Ze wszystkich osób, to Jon Jones nie powinien pouczać innych zawodników w sprawie USADA, lecz były mistrz nie mógł się powstrzymać od zwrócenia uwagi swojemu byłemu rywalowi, Danielowi Cormierowi, który ostatnio otwarcie wyznał, że nie będzie odbierał telefonów od komisji antydopingowej. Bones postanowił wyjaśnić swoje zdanie na ten temat na Instagramie.
Daniel, oszalałeś? USADA cały czas dzwoni, a Ty nie odbierasz, bo dobrze wiesz, że jak powiedzą Ci, iż jestem niewinny to Twoja wizja, którą utworzyłeś sobie w głowie pęknie. Znowu wszystko stanie się realne. Zamiast zmierzyć się z rzeczywistością owijasz się swoimi sztucznymi pasami i powtarzasz sobie, że piszczel, który rozbił Ci twarz, był skutkiem brania sterydów. Fakt jest taki, iż nie możesz mnie pokonać i to powstrzymuje Cię od odebrania telefonu. Jeśli to zrobisz, koszmar znowu wstanie się czymś rzeczywistym. Może jednak w końcu trzeba zmierzyć się z faktami – zostałeś pokonany przez lepszego zawodnika. To może dać Ci spokój albo motywację do trzeciej walki. Teraz, kiedy wizja, którą sobie utworzyłeś się wali i moje wykroczenie zostało uznane za nieprzydatne, nadal musisz sobie coś tam powtarzać. Jak potwierdziła USADA, zakazane substancje w moim organizmie znalazły się tam przypadkiem, ale wpier*ol, który Ci ponownie spuściłem nie był przypadkowy. Misja wypełniona. Odbierz telefon.

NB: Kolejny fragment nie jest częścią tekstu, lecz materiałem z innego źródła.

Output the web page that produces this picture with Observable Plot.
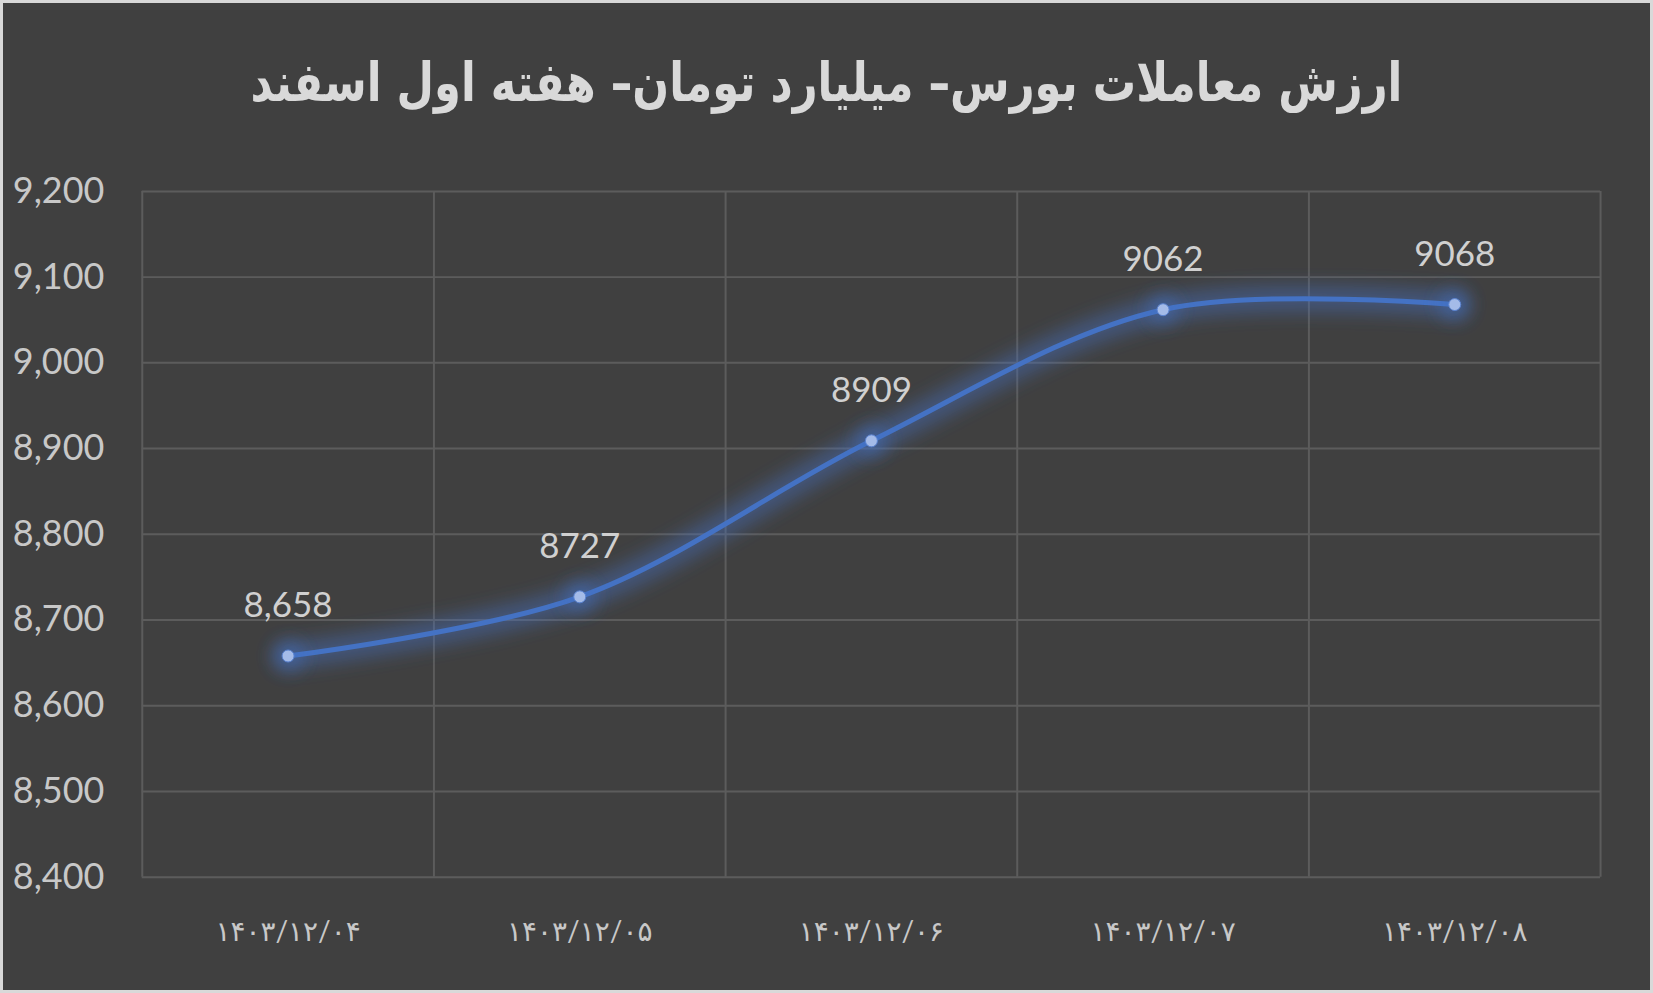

Mówi się, że pierwszym rywalem Jonesa na powrót do oktagonu ma być Alexander Gustafsson. Cormier na początku przyszłego roku prawdopodobnie zmierzy się z Brockiem lesnarem.
Ale chujowy wpis, by wrzucił coś z treningu by lepiej było.
Skoro niewinny to po co współpraca z USADA i donoszenie na innych Powinien i bez tego się wybronić
Jaki skurczysyn tupeciarz. "Jestem niewinny". Ego tego kapusia jest większe niż Ziemia. Może to mało realne, ale strasznie bym chciał żeby go ludzie wygwizdywali na walkach.